Are you worried about the climate? If yes, you are not alone.
Illustration by Rasmus Sand Høyer
Here are a few clippings from recent studies: The Danes are generally the most climate-worried in the EU, 8 out of 10 consider climate change as a “very serious problem”, and almost 50 per cent of the Danes believe that climate policy is a top priority in the coming parliamentary elections.
Future consumers, the young people, are at the forefront of the climate movement, so it may not be strange that sustainability and considerations about the climate have become a huge trend in the food sector. All the major members of Danish Food Cluster – Arla Foods, Carlsberg and Danish Crown – have announced ambitions to produce in a completely climate-neutral manner. Not to mention Chr. Hansen, who supplies ingredients for food globally, and who not only has objectives: The company has just been named the world’s most sustainable company.
For some companies, sustainability is an active choice that changes the business in a less climate-threatening direction. Others are born sustainable with a desire to take better care of nature’s resources as part of the idea base. So the timing is good when the cluster holds its anniversary on 21 March 2019 where the theme is sustainability as the driving force for innovation.
The anniversary is held at Møllerup Estate in Djursland, which in itself is a good example of how a desire for more sustainable food production can lead to new products. The headline is hemp, and no – it’s not about fun tobacco. It is hemp as a Danish crop that is transformed into both oil, pesto and granola, adds value to facial cream and lip balm and supplies plant fibres for mats and furniture. Another example is the nominees for this year’s “Food Innovator Award”, which will be presented at A Great Day for Food Innovation 2019. The list includes Jan Lund from Naturli’ in Randers, who globally has success with sustainable alternatives to milk and meat, Gitte Haar from KLS Pureprint, who leads the way with biodegradable food packaging, and Lars Aaen Thøgersen from Peter Larsen Coffee in Viborg, for whom beans and social responsibility goes hand in hand. Another nominee comes from the heart of Aarhus in the form of Soup Nerds with Michael Hübertz in the lead, who deals with the planet’s challenges by making soups that are not only meat-free but also taste delicious.
In this way, sustainability is not just a cool headline but also a real catalyst for new solutions that can both improve the lives of future generations and for us today.
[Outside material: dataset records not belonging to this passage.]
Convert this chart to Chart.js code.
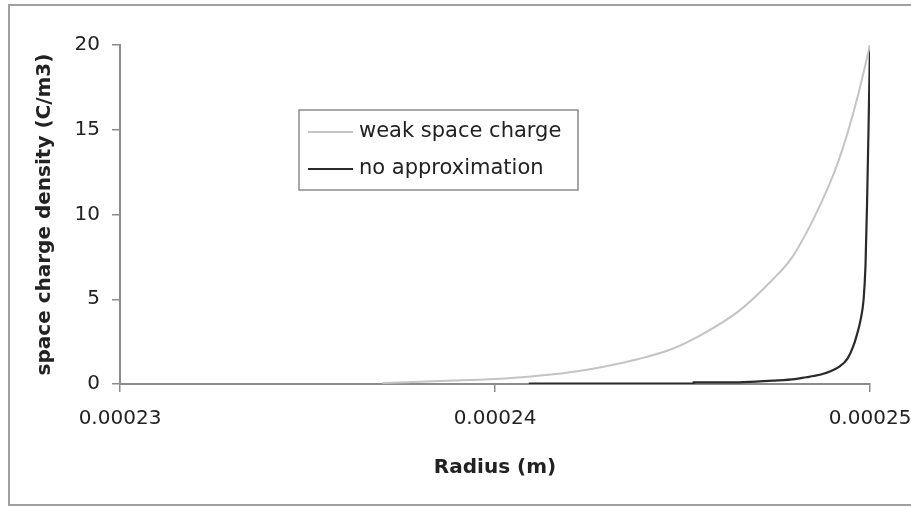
<!DOCTYPE html>
<html>
<head>
<meta charset="utf-8">
<script src="https://cdn.jsdelivr.net/npm/chart.js@4.4.0/dist/chart.umd.min.js"></script>
<style>
  html, body { margin: 0; padding: 0; background: #fff; overflow: hidden; }
  #wrap { width: 940px; height: 507px; }
</style>
</head>
<body>
<div id="wrap"><canvas id="rhoChart" width="940" height="507"></canvas></div>
<script>
// radius (m) and space charge density (C/m3)
const weakRadius = [0.0002370, 0.0002389, 0.0002400, 0.0002409, 0.0002420, 0.0002429, 0.0002438,
	0.0002447, 0.0002455, 0.0002465, 0.0002474, 0.0002479, 0.0002483, 0.0002487, 0.0002491,
	0.0002494, 0.0002497, 0.0002500];
const weakDensity = [0.06, 0.2, 0.3, 0.43, 0.69, 1.02, 1.46, 2.05, 2.9, 4.3, 6.15, 7.4, 8.9,
	10.7, 12.8, 14.8, 17.2, 20];

const exactRadius = [0.0002409, 0.0002453, 0.0002453, 0.0002465, 0.0002474, 0.0002480, 0.0002483,
	0.0002485, 0.0002488, 0.0002492, 0.0002494, 0.00024955, 0.00024965, 0.00024975, 0.00024983,
	0.00024988, 0.00024992, 0.00024996, 0.0002500];
const exactDensity = [0.02, 0.02, 0.1, 0.1, 0.2, 0.29, 0.4, 0.47, 0.63, 1.05, 1.5, 2.2, 2.9,
	3.8, 5.0, 7.0, 10.5, 15, 20];

const seriesNames = ['weak space charge', 'no approximation'];
const xTickValues = [0.00023, 0.00024, 0.00025];
const xTickLabels = ['0.00023', '0.00024', '0.00025'];
const yTickValues = [0, 5, 10, 15, 20];

const toPoints = (xs, ys) => xs.map((x, i) => ({x: x, y: ys[i]}));

const tickFont = {family: 'DejaVu Sans', size: 20};
const titleFont = {family: 'DejaVu Sans', size: 20, weight: 'bold'};

// white background + grey frame around the whole chart
const frame = {
	id: 'frame',
	beforeDraw(chart) {
		const c = chart.ctx;
		c.save();
		c.fillStyle = '#fff';
		c.fillRect(0, 0, chart.width, chart.height);
		c.strokeStyle = '#a0a0a0';
		c.lineWidth = 2;
		c.strokeRect(9, 5, 916, 500);
		c.restore();
	}
};

// boxed legend sitting inside the plot
const boxLegend = {
	id: 'boxLegend',
	afterDraw(chart) {
		const c = chart.ctx;
		c.save();
		c.strokeStyle = '#8a8a8a';
		c.lineWidth = 1.5;
		c.strokeRect(299, 110, 279, 80);
		c.font = '21px "DejaVu Sans"';
		c.textBaseline = 'middle';
		c.fillStyle = '#222';
		chart.data.datasets.forEach((ds, i) => {
			const y = 132 + i * 37;
			c.strokeStyle = ds.borderColor;
			c.lineWidth = ds.borderWidth;
			c.beginPath();
			c.moveTo(308, y);
			c.lineTo(353, y);
			c.stroke();
			c.fillText(ds.label, 359, y);
		});
		c.restore();
	}
};

const ctx = document.getElementById('rhoChart').getContext('2d');

new Chart(ctx, {
	type: 'line',
	data: {
		datasets: [
			{
				label: seriesNames[0],
				data: toPoints(weakRadius, weakDensity),
				borderColor: '#c4c4c4',
				borderWidth: 2,
				pointRadius: 0,
				cubicInterpolationMode: 'monotone'
			},
			{
				label: seriesNames[1],
				data: toPoints(exactRadius, exactDensity),
				borderColor: '#2a2a2a',
				borderWidth: 2.2,
				pointRadius: 0,
				cubicInterpolationMode: 'monotone'
			}
		]
	},
	options: {
		responsive: false,
		animation: false,
		devicePixelRatio: 1,
		layout: {padding: {top: 45, right: 70, bottom: 0, left: 0}},
		plugins: {
			legend: {display: false},
			tooltip: {enabled: false}
		},
		scales: {
			x: {
				type: 'linear',
				min: 0.00023,
				max: 0.00025,
				afterBuildTicks: s => { s.ticks = xTickValues.map(v => ({value: v})); },
				afterFit: s => { s.height = 123; },
				grid: {drawOnChartArea: false, drawTicks: true, tickLength: 8, color: '#8c8c8c', lineWidth: 1.5},
				border: {color: '#8c8c8c', width: 2},
				ticks: {
					font: tickFont,
					color: '#222',
					padding: 15,
					maxRotation: 0,
					callback: (v) => xTickLabels[xTickValues.indexOf(v)]
				},
				title: {display: true, text: 'Radius (m)', font: titleFont, color: '#222', padding: {bottom: 27}}
			},
			y: {
				min: 0,
				max: 20,
				afterBuildTicks: s => { s.ticks = yTickValues.map(v => ({value: v})); },
				afterFit: s => { s.width = 120; },
				grid: {drawOnChartArea: false, drawTicks: true, tickLength: 8, color: '#8c8c8c', lineWidth: 1.5},
				border: {color: '#8c8c8c', width: 2},
				ticks: {font: tickFont, color: '#222', padding: 12},
				title: {display: true, text: 'space charge density (C/m3)', font: titleFont, color: '#222', padding: {top: 33}}
			}
		}
	},
	plugins: [frame, boxLegend]
});
</script>
</body>
</html>
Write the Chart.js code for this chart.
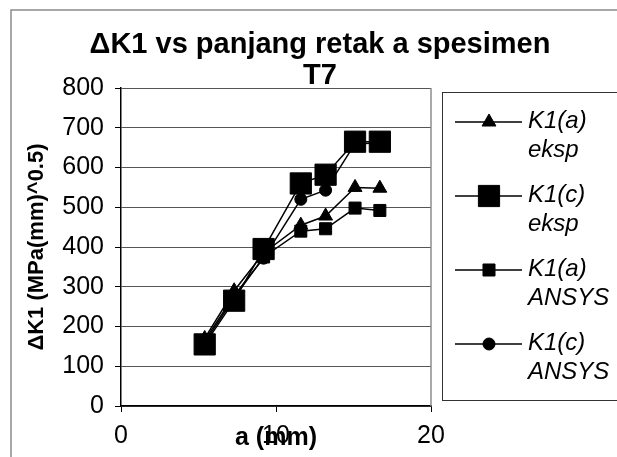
<!DOCTYPE html>
<html>
<head>
<meta charset="utf-8">
<script src="https://cdn.jsdelivr.net/npm/chart.js@4.4.1/dist/chart.umd.min.js"></script>
<style>
  html, body { margin: 0; padding: 0; background: #fff; }
</style>
</head>
<body>
<canvas id="chart" width="617" height="457"></canvas>
<script>
// crack length a (mm)
const crackLength = [5.4, 7.3, 9.2, 11.6, 13.2, 15.1, 16.7];

// delta K1 values, MPa(mm)^0.5
const k1aEksp  = [170, 290, 385, 455, 478, 550, 548];
const k1cEksp  = [155, 265, 395, 560, 582, 665, 665];
const k1aAnsys = [160, 272, 375, 440, 446, 498, 492];
const k1cAnsys = [165, 278, 372, 520, 543, 660, 662];

const legendLines = [
    ["K1(a)", "eksp"],
    ["K1(c)", "eksp"],
    ["K1(a)", "ANSYS"],
    ["K1(c)", "ANSYS"]
];

const FONT = '"Liberation Sans", Arial, sans-serif';
Chart.defaults.font.family = FONT;
Chart.defaults.color = "#000";

function points(ys) {
    return ys.map((y, i) => ({ x: crackLength[i], y: y }));
}

function series(label, ys, style, radius) {
    return {
        label: label,
        data: points(ys),
        showLine: true,
        borderColor: "#000",
        backgroundColor: "#000",
        borderWidth: 1.5,
        pointStyle: style,
        pointRadius: radius,
        pointBorderWidth: 1,
        pointBackgroundColor: "#000",
        pointBorderColor: "#000"
    };
}

// outer frame + plot border on the right
const framePlugin = {
    id: "frame",
    beforeDraw(chart) {
        const ctx = chart.ctx;
        ctx.save();
        ctx.fillStyle = "#fff";
        ctx.fillRect(0, 0, chart.width, chart.height);
        ctx.strokeStyle = "#8c8c8c";
        ctx.lineWidth = 1.5;
        ctx.beginPath();
        ctx.moveTo(11, chart.height);
        ctx.lineTo(11, 10);
        ctx.lineTo(chart.width, 10);
        ctx.stroke();
        ctx.restore();
    },
    afterDraw(chart) {
        const a = chart.chartArea;
        const ctx = chart.ctx;
        ctx.save();
        ctx.strokeStyle = "#8c8c8c";
        ctx.lineWidth = 1.5;
        ctx.beginPath();
        ctx.moveTo(a.right, a.top);
        ctx.lineTo(a.right, a.bottom);
        ctx.stroke();
        ctx.restore();
    }
};

// legend box with two-line labels
const legendPlugin = {
    id: "legendBox",
    afterDraw(chart) {
        const ctx = chart.ctx;
        ctx.save();
        ctx.strokeStyle = "#333";
        ctx.lineWidth = 1;
        ctx.strokeRect(442.5, 92.5, 220, 308);
        chart.data.datasets.forEach((ds, i) => {
            const y = 122 + i * 74;
            ctx.strokeStyle = "#000";
            ctx.lineWidth = 1.5;
            ctx.beginPath();
            ctx.moveTo(455, y);
            ctx.lineTo(522, y);
            ctx.stroke();
            ctx.fillStyle = "#000";
            ctx.lineWidth = 1;
            Chart.helpers.drawPoint(ctx, {
                pointStyle: ds.pointStyle,
                radius: ds.pointRadius,
                borderWidth: 1,
                rotation: 0
            }, 489, y);
            ctx.font = "italic 24px " + FONT;
            ctx.textBaseline = "alphabetic";
            ctx.textAlign = "left";
            ctx.fillText(legendLines[i][0], 528, y + 6);
            ctx.fillText(legendLines[i][1], 528, y + 35);
        });
        ctx.restore();
    }
};

new Chart(document.getElementById("chart"), {
    type: "scatter",
    data: {
        datasets: [
            series("K1(a) eksp", k1aEksp, "triangle", 8),
            series("K1(c) eksp", k1cEksp, "rect", 15),
            series("K1(a) ANSYS", k1aAnsys, "rect", 8.5),
            series("K1(c) ANSYS", k1cAnsys, "circle", 6)
        ]
    },
    options: {
        responsive: false,
        animation: false,
        layout: { padding: { left: 23, right: 0, top: 0, bottom: 0 } },
        plugins: {
            legend: { display: false },
            tooltip: { enabled: false },
            title: {
                display: true,
                text: ["\u0394K1 vs panjang retak a spesimen", "T7"],
                color: "#000",
                font: { size: 29, weight: "bold", lineHeight: 1.07 },
                padding: { top: 29, bottom: -3 }
            }
        },
        scales: {
            x: {
                type: "linear",
                min: 0,
                max: 20,
                ticks: { stepSize: 10, color: "#000", font: { size: 25 }, padding: 9, maxRotation: 0 },
                grid: { drawOnChartArea: false, tickLength: 6, color: "#000" },
                border: { color: "#000", width: 1.5 },
                title: {
                    display: true,
                    text: "a (mm)",
                    color: "#000",
                    font: { size: 25, weight: "bold" },
                    padding: { top: 0, bottom: 4 }
                },
                afterFit(scale) { scale.height = 51; }
            },
            y: {
                min: 0,
                max: 800,
                ticks: { stepSize: 100, color: "#000", font: { size: 25 }, padding: 11 },
                grid: { color: "#555", tickLength: 6, tickColor: "#000" },
                border: { color: "#000", width: 1.5 },
                title: {
                    display: true,
                    text: "\u0394K1 (MPa(mm)^0.5)",
                    color: "#000",
                    font: { size: 22, weight: "bold" },
                    padding: { top: 1, bottom: 0 }
                },
                afterFit(scale) { scale.width = 98; }
            },
            // empty axis that keeps room for the legend
            side: {
                position: "right",
                display: true,
                grid: { display: false },
                ticks: { display: false },
                border: { display: false },
                afterFit(scale) { scale.width = 186; }
            }
        }
    },
    plugins: [framePlugin, legendPlugin]
});
</script>
</body>
</html>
For some companies, sustainability is an active choice that changes the business in a less climate-threatening direction. Others are born sustainable with a desire to take better care of nature’s resources as part of the idea base. But for all companies – both within food and in many other industries – the movement involves a chain reaction of new thinking. If Arla Foods or Danish Crown is to produce milk and chops in a climate-neutral manner, both housing and production must be put into place within both logistics and packaging. If Carlsberg wants to reduce plastic waste, many work processes must be considered from the beginning. An example is the Snap Pack, which ties canned beer and replaces the plastic that the so-called six-packs of beer were previously packed in. The invention alone reduces plastic consumption in six-packs by up to 76%. So there is hope for the future, for the present and for innovation.